Takeda Pharmaceutical Co and Affymax are celebrating after getting the green light from regulators in the USA for their anaemia drug Omontys.

The US Food and Drug Administration has approved Omontys (peginesatide) for the treatment of anaemia due to chronic kidney disease (CKD) in adults on dialysis. The thumbs-up was expected given that at the end of last year, the agency's Oncologic Drugs Advisory Committee voted 15 to one in favour of the synthetic, pegylated peptidic compound that acts as an erythropoiesis stimulating agent, the same class as Amgen’s treatments Aranesp (darbepoetin alfa) and Epogen (epoetin alfa) and Johnson & Johnson's Procrit/Eprex (epoetin alfa).

The FDA’s decision is based primarily on two Phase III studies which compared Omontys dosed once monthly, compared to epoetin dosed between one-to-three times per week in maintaining haemoglobin levels in anaemic CKD patients on dialysis. The late-stage programme was also the first to compare head-to-head the cardiovascular safety of different ESAs.

Noting that the studies showed Omontys was as safe and effective as epoetin, Richard Pazdur, director of the Office of Hematology and Oncology Products in the FDA’s Center for Drug Evaluation and Research, noted that the drug is "represents the first new FDA-approved and marketed ESA for this condition since 2001”. He added that it offers "patients and health care providers the convenience of receiving ESA therapy just once per month instead of more frequent injections".

The agency has approved Omontys with a risk evaluation and mitigation strategy, and asked for an observational study and a randomised controlled trial to be completed with final reports submitted in 2018 and 2019, respectively.
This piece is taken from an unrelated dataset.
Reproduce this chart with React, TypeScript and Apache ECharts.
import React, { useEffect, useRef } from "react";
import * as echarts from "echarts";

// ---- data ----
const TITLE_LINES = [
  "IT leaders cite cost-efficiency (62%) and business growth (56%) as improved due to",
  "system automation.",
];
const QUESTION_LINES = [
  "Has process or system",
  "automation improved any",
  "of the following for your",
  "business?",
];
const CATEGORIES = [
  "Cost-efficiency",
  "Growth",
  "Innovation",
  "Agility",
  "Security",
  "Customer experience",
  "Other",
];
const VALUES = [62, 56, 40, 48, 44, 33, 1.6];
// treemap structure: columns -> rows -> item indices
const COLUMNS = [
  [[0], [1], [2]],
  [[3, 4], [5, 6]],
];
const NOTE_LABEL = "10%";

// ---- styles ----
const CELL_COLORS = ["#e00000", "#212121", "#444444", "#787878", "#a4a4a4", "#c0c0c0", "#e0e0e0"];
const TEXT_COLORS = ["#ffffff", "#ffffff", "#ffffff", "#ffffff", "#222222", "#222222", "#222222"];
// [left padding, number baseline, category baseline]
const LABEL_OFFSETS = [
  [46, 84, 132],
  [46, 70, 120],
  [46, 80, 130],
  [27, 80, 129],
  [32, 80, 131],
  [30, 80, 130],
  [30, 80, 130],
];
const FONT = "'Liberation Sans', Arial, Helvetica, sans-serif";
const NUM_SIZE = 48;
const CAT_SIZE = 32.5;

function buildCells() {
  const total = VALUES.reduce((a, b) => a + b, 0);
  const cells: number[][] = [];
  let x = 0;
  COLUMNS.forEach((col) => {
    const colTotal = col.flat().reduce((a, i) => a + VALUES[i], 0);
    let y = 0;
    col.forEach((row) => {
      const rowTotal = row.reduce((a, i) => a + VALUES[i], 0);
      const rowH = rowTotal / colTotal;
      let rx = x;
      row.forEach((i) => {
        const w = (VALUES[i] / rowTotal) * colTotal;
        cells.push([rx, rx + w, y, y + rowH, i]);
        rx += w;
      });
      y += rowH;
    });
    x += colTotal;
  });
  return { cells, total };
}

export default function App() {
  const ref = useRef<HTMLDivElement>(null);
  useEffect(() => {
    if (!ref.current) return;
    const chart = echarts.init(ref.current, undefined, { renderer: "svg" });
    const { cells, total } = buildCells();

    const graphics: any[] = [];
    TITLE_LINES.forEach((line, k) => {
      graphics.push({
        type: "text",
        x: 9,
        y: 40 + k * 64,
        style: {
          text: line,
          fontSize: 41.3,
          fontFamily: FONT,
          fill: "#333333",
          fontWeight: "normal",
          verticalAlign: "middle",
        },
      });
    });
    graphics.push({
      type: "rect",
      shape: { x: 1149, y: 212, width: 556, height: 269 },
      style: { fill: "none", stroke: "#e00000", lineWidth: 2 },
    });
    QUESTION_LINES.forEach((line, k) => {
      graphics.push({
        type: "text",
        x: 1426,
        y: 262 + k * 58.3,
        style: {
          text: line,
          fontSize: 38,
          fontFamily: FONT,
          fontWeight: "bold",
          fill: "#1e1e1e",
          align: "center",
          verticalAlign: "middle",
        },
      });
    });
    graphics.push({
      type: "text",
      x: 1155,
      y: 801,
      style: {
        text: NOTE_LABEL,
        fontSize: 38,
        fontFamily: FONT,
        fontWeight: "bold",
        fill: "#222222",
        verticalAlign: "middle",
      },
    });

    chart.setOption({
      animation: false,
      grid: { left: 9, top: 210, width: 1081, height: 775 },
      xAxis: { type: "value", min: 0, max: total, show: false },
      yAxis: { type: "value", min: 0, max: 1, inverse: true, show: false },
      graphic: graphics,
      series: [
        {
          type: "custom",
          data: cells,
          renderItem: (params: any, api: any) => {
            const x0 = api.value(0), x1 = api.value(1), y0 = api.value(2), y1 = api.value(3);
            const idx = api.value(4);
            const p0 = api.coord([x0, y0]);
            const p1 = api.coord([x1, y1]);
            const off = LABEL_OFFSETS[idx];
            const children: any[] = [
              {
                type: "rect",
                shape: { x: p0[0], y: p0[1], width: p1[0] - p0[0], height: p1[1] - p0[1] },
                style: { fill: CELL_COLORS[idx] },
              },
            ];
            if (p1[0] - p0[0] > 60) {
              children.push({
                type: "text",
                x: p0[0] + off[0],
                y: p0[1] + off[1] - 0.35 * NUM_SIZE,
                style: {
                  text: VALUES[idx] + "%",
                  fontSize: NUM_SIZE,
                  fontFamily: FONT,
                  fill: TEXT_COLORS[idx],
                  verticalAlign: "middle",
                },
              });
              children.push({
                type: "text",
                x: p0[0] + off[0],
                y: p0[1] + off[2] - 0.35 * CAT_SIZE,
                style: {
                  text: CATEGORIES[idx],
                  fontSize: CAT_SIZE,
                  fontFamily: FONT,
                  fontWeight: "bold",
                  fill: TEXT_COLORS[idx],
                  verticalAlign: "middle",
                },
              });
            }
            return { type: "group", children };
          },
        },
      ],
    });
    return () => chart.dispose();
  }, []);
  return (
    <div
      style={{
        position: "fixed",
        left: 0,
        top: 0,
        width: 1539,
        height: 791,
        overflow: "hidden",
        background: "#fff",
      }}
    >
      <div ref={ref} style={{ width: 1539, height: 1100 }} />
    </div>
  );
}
The studies will evaluate cardiovascular safety and long-term use in adults on dialysis.

In addition, the post-marketing commitment includes the initiation of paediatric studies with target dates for completion between 2016 and 2027. John Orwin, Affymax chief executive, noted that "for over two decades, doctors have relied primarily on one erythropoietin-based treatment in the dialysis setting. With Omontys, doctors and patients will have access to a once-monthly alternative".